Records provided:
--------------------

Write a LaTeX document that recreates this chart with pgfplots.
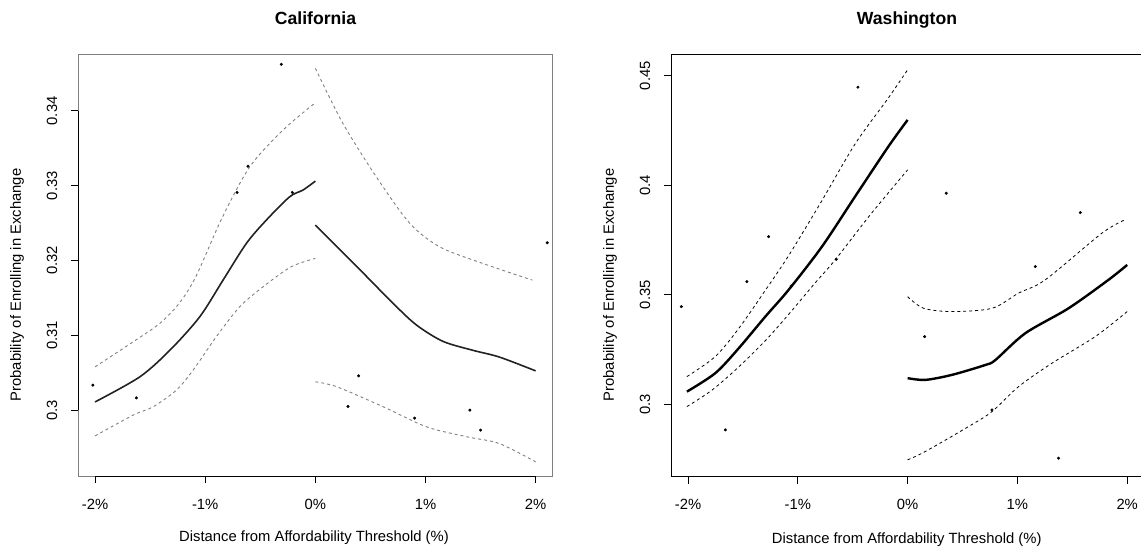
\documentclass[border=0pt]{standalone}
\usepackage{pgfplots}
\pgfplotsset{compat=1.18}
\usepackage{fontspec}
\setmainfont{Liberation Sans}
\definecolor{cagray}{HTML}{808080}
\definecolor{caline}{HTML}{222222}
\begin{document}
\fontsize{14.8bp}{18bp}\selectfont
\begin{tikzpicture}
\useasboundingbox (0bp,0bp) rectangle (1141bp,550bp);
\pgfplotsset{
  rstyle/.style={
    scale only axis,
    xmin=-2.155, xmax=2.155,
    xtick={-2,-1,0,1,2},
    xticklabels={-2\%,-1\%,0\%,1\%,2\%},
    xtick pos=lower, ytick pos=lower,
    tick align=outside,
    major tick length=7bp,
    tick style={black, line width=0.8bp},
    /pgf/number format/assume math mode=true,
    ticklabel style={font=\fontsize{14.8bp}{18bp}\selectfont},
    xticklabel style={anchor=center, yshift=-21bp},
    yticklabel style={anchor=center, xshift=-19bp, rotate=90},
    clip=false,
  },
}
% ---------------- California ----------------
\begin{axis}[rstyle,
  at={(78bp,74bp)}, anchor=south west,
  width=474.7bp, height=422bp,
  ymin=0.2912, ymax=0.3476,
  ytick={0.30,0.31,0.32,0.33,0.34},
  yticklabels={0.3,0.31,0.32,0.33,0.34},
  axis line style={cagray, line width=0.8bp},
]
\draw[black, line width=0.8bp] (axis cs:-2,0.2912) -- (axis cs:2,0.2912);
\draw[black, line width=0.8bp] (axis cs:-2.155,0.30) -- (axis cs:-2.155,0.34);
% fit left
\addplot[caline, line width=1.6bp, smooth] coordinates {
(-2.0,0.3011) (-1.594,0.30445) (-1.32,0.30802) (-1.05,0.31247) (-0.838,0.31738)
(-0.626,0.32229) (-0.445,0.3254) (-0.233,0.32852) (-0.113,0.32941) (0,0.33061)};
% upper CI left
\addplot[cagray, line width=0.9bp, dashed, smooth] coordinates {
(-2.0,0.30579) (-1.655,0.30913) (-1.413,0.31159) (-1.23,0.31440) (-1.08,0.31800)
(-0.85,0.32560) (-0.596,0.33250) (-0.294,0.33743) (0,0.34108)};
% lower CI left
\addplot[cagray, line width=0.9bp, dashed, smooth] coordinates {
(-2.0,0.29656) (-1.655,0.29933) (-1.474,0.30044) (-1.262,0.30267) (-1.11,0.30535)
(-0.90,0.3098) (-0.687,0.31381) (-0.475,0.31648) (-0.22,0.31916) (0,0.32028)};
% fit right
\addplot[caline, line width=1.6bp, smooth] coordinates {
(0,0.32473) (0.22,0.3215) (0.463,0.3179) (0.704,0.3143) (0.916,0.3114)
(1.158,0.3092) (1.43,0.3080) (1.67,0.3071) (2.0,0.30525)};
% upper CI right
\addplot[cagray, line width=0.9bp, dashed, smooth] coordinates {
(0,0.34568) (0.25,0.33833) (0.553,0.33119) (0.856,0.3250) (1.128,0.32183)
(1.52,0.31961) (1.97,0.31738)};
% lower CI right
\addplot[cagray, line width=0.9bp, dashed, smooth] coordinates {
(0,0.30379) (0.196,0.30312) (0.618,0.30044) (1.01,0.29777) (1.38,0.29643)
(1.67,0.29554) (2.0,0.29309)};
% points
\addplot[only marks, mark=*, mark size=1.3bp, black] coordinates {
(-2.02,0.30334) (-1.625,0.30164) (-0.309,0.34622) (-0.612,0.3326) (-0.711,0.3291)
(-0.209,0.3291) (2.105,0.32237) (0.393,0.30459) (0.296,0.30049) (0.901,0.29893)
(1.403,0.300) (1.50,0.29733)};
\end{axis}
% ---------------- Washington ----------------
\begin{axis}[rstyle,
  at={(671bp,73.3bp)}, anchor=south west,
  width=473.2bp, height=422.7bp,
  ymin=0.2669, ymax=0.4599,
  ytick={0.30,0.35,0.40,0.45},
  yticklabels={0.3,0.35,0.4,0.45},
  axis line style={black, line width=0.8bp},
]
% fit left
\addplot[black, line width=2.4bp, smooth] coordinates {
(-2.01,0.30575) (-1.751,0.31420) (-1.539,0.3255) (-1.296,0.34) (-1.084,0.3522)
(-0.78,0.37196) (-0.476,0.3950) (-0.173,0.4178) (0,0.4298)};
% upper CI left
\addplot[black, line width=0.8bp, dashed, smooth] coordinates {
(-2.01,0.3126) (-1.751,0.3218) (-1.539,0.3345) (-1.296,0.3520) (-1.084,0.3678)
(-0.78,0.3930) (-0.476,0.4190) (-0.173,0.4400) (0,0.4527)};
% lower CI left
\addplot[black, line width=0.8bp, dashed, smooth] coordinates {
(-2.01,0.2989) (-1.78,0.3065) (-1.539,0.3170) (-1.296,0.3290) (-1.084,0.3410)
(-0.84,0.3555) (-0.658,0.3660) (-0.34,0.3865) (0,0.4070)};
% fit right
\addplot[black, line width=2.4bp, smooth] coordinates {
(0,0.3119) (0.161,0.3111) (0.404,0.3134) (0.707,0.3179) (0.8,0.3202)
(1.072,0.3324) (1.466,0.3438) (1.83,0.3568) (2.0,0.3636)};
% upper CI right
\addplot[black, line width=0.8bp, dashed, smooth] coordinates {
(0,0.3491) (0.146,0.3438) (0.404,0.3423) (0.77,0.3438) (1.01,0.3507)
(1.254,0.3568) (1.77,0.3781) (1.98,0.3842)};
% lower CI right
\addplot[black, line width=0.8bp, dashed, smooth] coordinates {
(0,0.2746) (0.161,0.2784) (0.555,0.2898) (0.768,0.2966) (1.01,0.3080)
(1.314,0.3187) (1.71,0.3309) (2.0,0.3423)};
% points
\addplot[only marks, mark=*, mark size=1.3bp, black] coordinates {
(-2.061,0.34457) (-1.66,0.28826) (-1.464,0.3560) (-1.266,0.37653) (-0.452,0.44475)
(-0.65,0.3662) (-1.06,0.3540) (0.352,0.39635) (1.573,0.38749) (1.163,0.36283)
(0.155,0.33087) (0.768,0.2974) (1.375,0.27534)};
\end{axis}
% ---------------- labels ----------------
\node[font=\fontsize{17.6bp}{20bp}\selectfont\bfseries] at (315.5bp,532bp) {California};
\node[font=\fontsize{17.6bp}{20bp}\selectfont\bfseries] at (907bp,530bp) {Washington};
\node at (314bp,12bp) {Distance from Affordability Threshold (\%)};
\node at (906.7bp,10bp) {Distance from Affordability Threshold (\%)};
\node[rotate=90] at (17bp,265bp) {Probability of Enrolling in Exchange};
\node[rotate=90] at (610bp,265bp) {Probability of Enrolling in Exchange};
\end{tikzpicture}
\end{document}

--------------------

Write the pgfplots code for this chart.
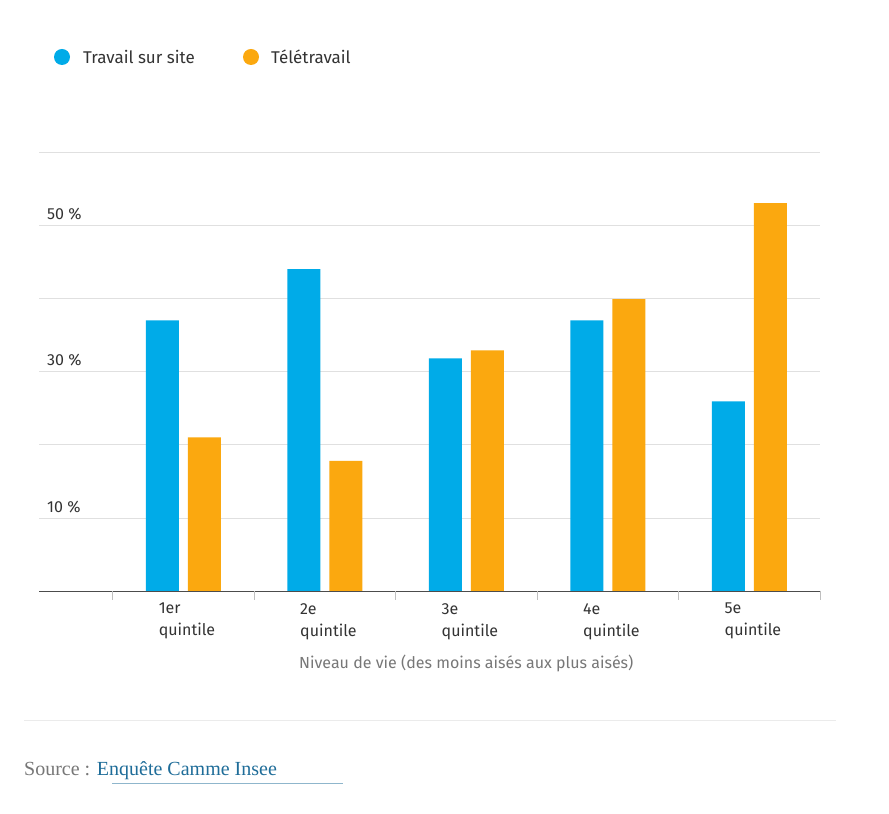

--------------------

Directive:
Reproduce each line holding the word "chart".

Response to this task:
Write a LaTeX document that recreates this chart with pgfplots.
Write the pgfplots code for this chart.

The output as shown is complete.